Some of our journalists were hired right out of school.
Some are still in school when they work for us.
What I like about the Rebel, and what sometimes drives me crazy, is that we hire people who are unusual or unconventional.
You might say, you might say they're rebels.
Down under that was the former leader of the Labour Party of Australia, Mark Latham, who later in life became a bit of a blue-collar Trump supporter.
But all of these people, for better or for worse, they were part of a great project, a project that continues.
I think it's the democratization of journalism, the exploration of citizen journalism.
We're experimenting a bit.
I don't care.
I'm not lingering on people who have left us.
The media is notoriously unstable as an industry, especially political media, especially when you set out in advance to be a little bit prickly and a little bit challenging, a little bit obstinate.
When you call yourself the rebel, don't be surprised if some of the people you team up with are a bit of a prickly porcupine themselves.
But you know, all of it, well, it's been such a refreshing antidote to the sameness, the vanilla-ness, the dreariness of the establishment, especially here in Canada.
And it's even worse in the UK, by the way.
I mean, I'm sorry, I just don't care what the little incestuous circle of panelists on the CBC says anymore.
About anything.
I mean, take these two, Andrew Coyne and Chantalibert.
Andrew Coyne, he's the son of the former Bank of Canada governor, whose cousin, Deborah Coyne, dated Pierre Trudeau and then ran against Justin Trudeau for the liberal leadership.
That's about as close to the real life definition, as incestuous as it gets.

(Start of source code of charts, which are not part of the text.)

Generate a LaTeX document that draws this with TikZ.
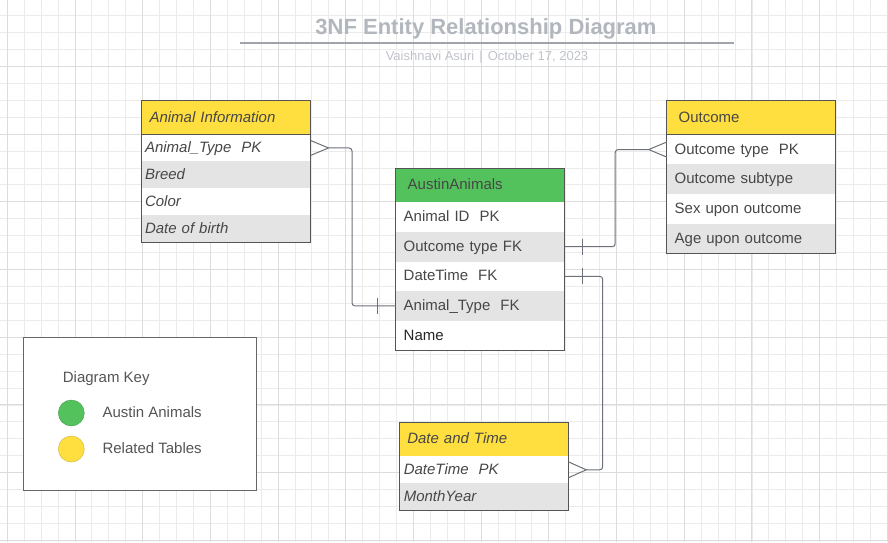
\documentclass[tikz,border=0pt]{standalone}
\usepackage{fontspec}
\setmainfont{Liberation Sans}
\usetikzlibrary{positioning}

\definecolor{hdryellow}{HTML}{FFDF3F}
\definecolor{hdrgreen}{HTML}{53C25C}
\definecolor{rowgray}{HTML}{E4E4E4}
\definecolor{tblline}{HTML}{555555}
\definecolor{connline}{HTML}{6C7078}
\definecolor{txtgray}{HTML}{474747}
\definecolor{keygray}{HTML}{555555}
\definecolor{gridminor}{HTML}{EBEBEB}
\definecolor{gridmajor}{HTML}{DCDCDC}
\definecolor{titlegray}{HTML}{B2B6BD}
\definecolor{subgray}{HTML}{BFC3C9}

\tikzset{
  hdr/.style={fill=#1, draw=tblline, line width=1.1pt, outer sep=0pt, anchor=north west, minimum height=34pt, align=left, text height=12pt, text depth=3pt, text=txtgray, font=\fontsize{15pt}{18pt}\selectfont},
  row/.style={fill=#1, outer sep=0pt, align=left, text height=12pt, text depth=3pt, text=txtgray, font=\fontsize{15pt}{18pt}\selectfont},
  ihdr/.style={hdr=#1, inner xsep=8pt, text width=153pt, font=\fontsize{15pt}{18pt}\selectfont\itshape},
  irow/.style={row=#1, inner xsep=3.5pt, text width=162pt, font=\fontsize{15pt}{18pt}\selectfont\itshape},
  nhdr/.style={hdr=#1, inner xsep=12pt, text width=145pt},
  nrow/.style={row=#1, inner xsep=8pt, text width=153pt},
  tblbox/.style={draw=tblline, line width=1.1pt},
  conn/.style={draw=connline, line width=1pt, rounded corners=3pt},
  keytext/.style={anchor=west, inner xsep=0pt, text height=12pt, text depth=3pt, text=keygray, font=\fontsize{15pt}{18pt}\selectfont},
}

\begin{document}
\begin{tikzpicture}[x=1pt,y=-1pt]
\useasboundingbox (0,0) rectangle (888,542);
\clip (0,0) rectangle (888,542);

% Grid
\foreach \i in {0,...,52} {
  \pgfmathsetmacro\gx{round(6.8+16.925*\i)+0.5}
  \draw[gridminor, line width=1pt] (\gx,0) -- (\gx,542);
}
\foreach \j in {1,...,32} {
  \pgfmathsetmacro\gy{round(-1.7+16.925*\j)+0.5}
  \draw[gridminor, line width=1pt] (0,\gy) -- (888,\gy);
}
\foreach \i in {0,...,13} {
  \pgfmathsetmacro\gx{round(6.8+67.7*\i)+0.5}
  \draw[gridmajor, line width=1pt] (\gx,0) -- (\gx,542);
}
\foreach \j in {1,...,8} {
  \pgfmathsetmacro\gy{round(-1.7+67.7*\j)+0.5}
  \draw[gridmajor, line width=1pt] (0,\gy) -- (888,\gy);
}

% Title
\node[font=\fontsize{22pt}{26pt}\selectfont\bfseries, text=titlegray] (title) at (486,29) {3NF Entity Relationship Diagram};
\draw[draw=titlegray!90!black, line width=1.5pt] (240,43) -- (734,43);
\node[font=\fontsize{13pt}{16pt}\selectfont, text=subgray] (subtitle) at (487,57.5) {Vaishnavi Asuri\hspace{5pt}|\hspace{5pt}October 17, 2023};

% Animal Information
\begin{scope}[every node/.append style={minimum height=26.9pt}]
\node[ihdr=hdryellow, minimum height=34pt] (aiHead) at (141.5,100.5) {Animal Information};
\node[irow=white, below=0pt of aiHead] (aiType) {Animal\_Type\ \ PK};
\node[irow=rowgray, below=0pt of aiType] (aiBreed) {Breed};
\node[irow=white, below=0pt of aiBreed] (aiColor) {Color};
\node[irow=rowgray, below=0pt of aiColor] (aiBirth) {Date of birth};
\draw[tblbox] (aiHead.north west) rectangle (aiBirth.south east);
\end{scope}

% AustinAnimals
\begin{scope}[every node/.append style={minimum height=29.6pt}]
\node[nhdr=hdrgreen, minimum height=34pt] (aaHead) at (395.7,168.3) {AustinAnimals};
\node[nrow=white, below=0pt of aaHead] (aaId) {Animal ID\ \ PK};
\node[nrow=rowgray, below=0pt of aaId] (aaOut) {Outcome type FK};
\node[nrow=white, below=0pt of aaOut] (aaTime) {DateTime\ \ FK};
\node[nrow=rowgray, below=0pt of aaTime] (aaType) {Animal\_Type\ \ FK};
\node[nrow=white, below=0pt of aaType, text=black!85] (aaName) {Name};
\draw[tblbox] (aaHead.north west) rectangle (aaName.south east);
\end{scope}

% Outcome
\begin{scope}[every node/.append style={minimum height=29.7pt}]
\node[nhdr=hdryellow, minimum height=34pt] (ocHead) at (666.7,100.7) {Outcome};
\node[nrow=white, below=0pt of ocHead] (ocType) {Outcome type\ \ PK};
\node[nrow=rowgray, below=0pt of ocType] (ocSub) {Outcome subtype};
\node[nrow=white, below=0pt of ocSub] (ocSex) {Sex upon outcome};
\node[nrow=rowgray, below=0pt of ocSex] (ocAge) {Age upon outcome};
\draw[tblbox] (ocHead.north west) rectangle (ocAge.south east);
\end{scope}

% Date and Time
\begin{scope}[every node/.append style={minimum height=27pt}]
\node[ihdr=hdryellow, minimum height=34pt] (dtHead) at (399.3,422.3) {Date and Time};
\node[irow=white, below=0pt of dtHead, inner xsep=4.5pt, text width=160pt] (dtTime) {DateTime\ \ PK};
\node[irow=rowgray, below=0pt of dtTime, inner xsep=4.5pt, text width=160pt] (dtMonth) {MonthYear};
\draw[tblbox] (dtHead.north west) rectangle (dtMonth.south east);
\end{scope}

% Relationships
\draw[conn, sharp corners] ([yshift=7.5pt]aiType.east) -- ++(18,7.5) -- ++(-18,7.5);
\draw[conn] ([xshift=18pt]aiType.east) -- ++(23.5,0) |- (aaType.west);
\draw[conn] ([xshift=-18pt]aaType.west) ++(0,-8) -- ++(0,16);

\draw[conn, sharp corners] ([yshift=7.5pt]ocType.west) -- ++(-18,7.5) -- ++(18,7.5);
\draw[conn] (aaOut.east) -- ++(50.5,0) |- ([xshift=-18pt]ocType.west);
\draw[conn] ([xshift=18pt]aaOut.east) ++(0,-8) -- ++(0,16);

\draw[conn, sharp corners] ([yshift=8pt]dtTime.east) -- ++(18,8) -- ++(-18,8);
\draw[conn] (aaTime.east) -- ++(38,0) |- ([xshift=18pt]dtTime.east);
\draw[conn] ([xshift=18pt]aaTime.east) ++(0,-8) -- ++(0,16);

% Diagram key
\node[draw=black!60, line width=1.1pt, fill=white, anchor=north west, minimum width=233pt, minimum height=152.7pt] (keyBox) at (22.7,337.3) {};
\node[keytext] (keyTitle) at (62.7,377.7) {Diagram Key};
\node[circle, fill=hdrgreen, draw=hdrgreen!80!black, line width=0.4pt, minimum size=26pt] (keyGreen) at (71.3,413) {};
\node[circle, fill=hdryellow, draw=hdryellow!80!black, line width=0.4pt, minimum size=26pt] (keyYellow) at (71.3,449) {};
\node[keytext] (keyAA) at (102.3,413) {Austin Animals};
\node[keytext] (keyRT) at (102.3,449) {Related Tables};
\end{tikzpicture}
\end{document}
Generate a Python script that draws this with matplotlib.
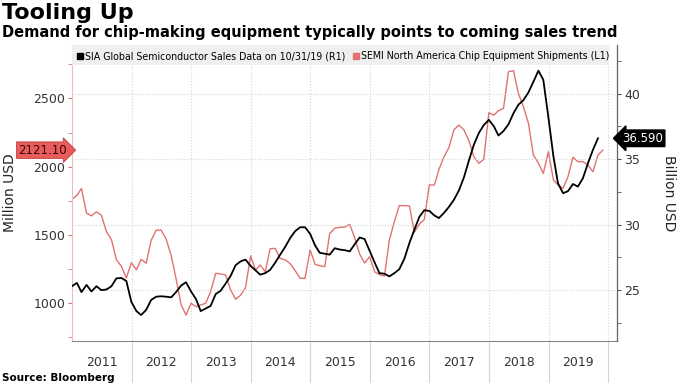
import matplotlib
matplotlib.use("Agg")
import matplotlib.pyplot as plt
import matplotlib.dates as mdates
from matplotlib.lines import Line2D
from matplotlib.patches import Rectangle
import pandas as pd

# SEMI North America chip equipment shipments, million USD (left axis), month-end Dec 2010 .. Nov 2019
semi_vals = [1760, 1790, 1840, 1660, 1640, 1670, 1645, 1525, 1465, 1320, 1270, 1185,
             1297, 1244, 1322, 1293, 1460, 1535, 1537, 1470, 1350, 1180, 990, 914,
             1000, 975, 988, 1000, 1085, 1220, 1215, 1207, 1097, 1030, 1060, 1115,
             1346, 1244, 1280, 1231, 1400, 1402, 1329, 1318, 1290, 1240, 1183, 1183,
             1390, 1285, 1275, 1268, 1510, 1550, 1556, 1558, 1578, 1480, 1360, 1295,
             1341, 1230, 1210, 1200, 1463, 1600, 1715, 1715, 1712, 1520, 1580, 1612,
             1866, 1866, 1980, 2073, 2140, 2270, 2305, 2270, 2190, 2073, 2025, 2054,
             2395, 2378, 2410, 2427, 2695, 2703, 2537, 2439, 2317, 2085, 2025, 1951,
             2110, 1903, 1866, 1842, 1927, 2069, 2037, 2037, 2012, 1963, 2085, 2121.10]

# SIA global semiconductor sales, billion USD (right axis), month-end Dec 2010 .. Oct 2019
sia_vals = [25.3, 25.55, 24.85, 25.4, 24.9, 25.3, 25.0, 25.05, 25.3, 25.9, 25.93, 25.7,
            24.1, 23.4, 23.1, 23.5, 24.25, 24.5, 24.53, 24.5, 24.45, 24.85, 25.35, 25.6,
            24.9, 24.3, 23.4, 23.6, 23.8, 24.7, 24.95, 25.5, 26.1, 26.9, 27.2, 27.33,
            26.85, 26.5, 26.18, 26.3, 26.55, 27.1, 27.7, 28.3, 28.98, 29.5, 29.8, 29.8,
            29.3, 28.4, 27.85, 27.78, 27.71, 28.2, 28.1, 28.05, 27.96, 28.5, 29.02, 28.9,
            28.0, 27.1, 26.3, 26.25, 26.05, 26.3, 26.6, 27.4, 28.6, 29.6, 30.6, 31.1,
            31.05, 30.7, 30.5, 30.9, 31.35, 31.9, 32.6, 33.6, 34.9, 36.1, 37.0, 37.6,
            38.0, 37.5, 36.8, 37.15, 37.65, 38.5, 39.15, 39.5, 40.1, 40.9, 41.75, 41.05,
            38.2, 35.2, 33.15, 32.4, 32.55, 33.1, 32.9, 33.55, 34.7, 35.7, 36.59]

years = list(range(2011, 2020))
semi_dates = pd.date_range("2010-12-31", periods=len(semi_vals), freq="ME")
sia_dates = pd.date_range("2010-12-31", periods=len(sia_vals), freq="ME")

RED = "#e07272"
GRID = "#d4d4d4"

fig = plt.figure(figsize=(6.8, 3.83), dpi=100)
ax = fig.add_axes([0.1059, 0.1104, 0.8015, 0.7721])
ax2 = ax.twinx()

ax.plot(semi_dates, semi_vals, color=RED, lw=1.0)
ax2.plot(sia_dates, sia_vals, color="black", lw=1.3)

ax.set_xlim(pd.Timestamp("2011-01-01"), pd.Timestamp("2020-02-25"))
ax.set_ylim(726, 2891)
ax2.set_ylim(21.14, 43.71)

# x axis: separators at year starts, year labels in the middle
ax.set_xticks([pd.Timestamp(f"{y}-01-01") for y in years[1:] + [2020]])
ax.set_xticks([pd.Timestamp(f"{y}-07-02") for y in years], minor=True)
ax.xaxis.set_major_formatter(plt.NullFormatter())
ax.xaxis.set_minor_formatter(mdates.DateFormatter("%Y"))
ax.tick_params(axis="x", which="major", length=35, color=GRID, width=0.8)
ax.tick_params(axis="x", which="minor", length=0, pad=11, labelsize=9, labelcolor="#333333")
ax.grid(axis="x", which="major", ls=":", color=GRID, lw=0.8)

# left axis (red series)
ax.set_yticks([1000, 1500, 2000, 2500])
ax.set_yticks([750, 1250, 1750, 2250, 2750], minor=True)
ax.tick_params(axis="y", which="both", direction="out", length=3, color=RED, labelsize=9,
               labelcolor="#333333", pad=2)
ax.set_ylabel("Million USD", fontsize=10, color="#222222", labelpad=12)

# right axis (black series)
ax2.set_yticks([25, 30, 35, 40])
ax2.set_yticks([22.5, 27.5, 32.5, 37.5, 42.5], minor=True)
ax2.tick_params(axis="y", which="both", direction="out", length=3, color="#555555",
                labelsize=9, labelcolor="#333333", pad=2)
ax2.grid(axis="y", which="major", ls=":", color=GRID, lw=0.8)
ax2.set_ylabel("Billion USD", fontsize=10, color="#222222", rotation=270, labelpad=26)

for a in (ax, ax2):
    a.spines["top"].set_visible(False)
ax.spines["left"].set_color("#e8c0c0")
ax.spines["bottom"].set_color("#888888")
ax2.spines["left"].set_visible(False)
ax2.spines["bottom"].set_visible(False)
ax2.spines["right"].set_color("#666666")

# legend band
ax2.add_patch(Rectangle((0, 0.932), 0.984, 0.068, transform=ax2.transAxes,
                        facecolor="#efefef", edgecolor="none", zorder=0))
handles = [Line2D([], [], marker="s", ls="", color="black", markersize=5),
           Line2D([], [], marker="s", ls="", color=RED, markersize=5)]
labels = ["SIA Global Semiconductor Sales Data on 10/31/19 (R1)",
          "SEMI North America Chip Equipment Shipments (L1)"]
ax2.legend(handles, labels, loc="upper left", bbox_to_anchor=(-0.004, 1.005), ncol=2,
           frameon=False, fontsize=6.85, handlelength=0.6, handletextpad=0.2,
           columnspacing=0.8, borderpad=0.3)

# last value badges
ax.annotate(f"{semi_vals[-1]:.2f}", xy=(-0.054, semi_vals[-1]),
            xycoords=ax.get_yaxis_transform(), ha="center", va="center",
            fontsize=8.5, color="#3a0505", annotation_clip=False,
            bbox=dict(boxstyle="rarrow,pad=0.15", fc="#e85c5c", ec="#c04040", lw=0.6))
ax2.annotate(f"{sia_vals[-1]:.3f}", xy=(1.047, sia_vals[-1]),
             xycoords=ax2.get_yaxis_transform(), ha="center", va="center",
             fontsize=8.5, color="white", annotation_clip=False,
             bbox=dict(boxstyle="larrow,pad=0.15", fc="black", ec="black"))

fig.text(0.003, 0.966, "Tooling Up", fontsize=16, fontweight="bold", va="center", color="black")
fig.text(0.003, 0.915, "Demand for chip-making equipment typically points to coming sales trend",
         fontsize=10.5, fontweight="bold", va="center", color="black")
fig.text(0.003, 0.013, "Source: Bloomberg", fontsize=7.5, fontweight="bold", va="center")

fig.savefig("out.png", dpi=100)
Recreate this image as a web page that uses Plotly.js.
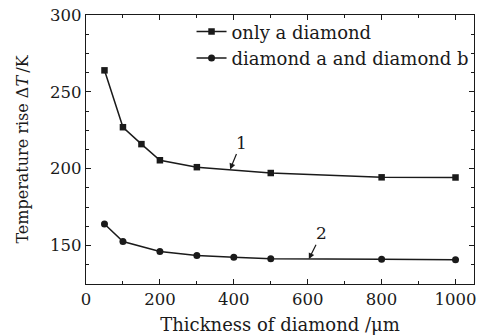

And just for balance, you know, Chantalibert, who's surprised, was on the Trudeau Foundation.
I mean, come on.
We're a country of 35 million people.
You literally couldn't get anyone else on a political panel to discuss Justin Trudeau besides a Trudeau Foundation appointee and the cousin of old man Trudeau's mistress.
I mean, come on.
Yeah, no.
We need a bit more fresh water in this stale pond of journalism.
I'd rather have the odd wild man or wild woman work for us at the Rebel and maybe flame out and have him go too far from time to time, sure, but then just put on those Ottawa lobbyists with their talking points.
That's not even journalism.
And I think Canadians feel the same way, at least a bunch of Canadians do.
Call us the deplorables.
I don't care.
I think the victory of Doug Ford in Ontario against the entire media party was a vindication of our thinking on everything from populism to the carbon tax.
Here's Paul Wells, the ultimate vanilla establishment journalist, tweeting that Doug Ford will never leave.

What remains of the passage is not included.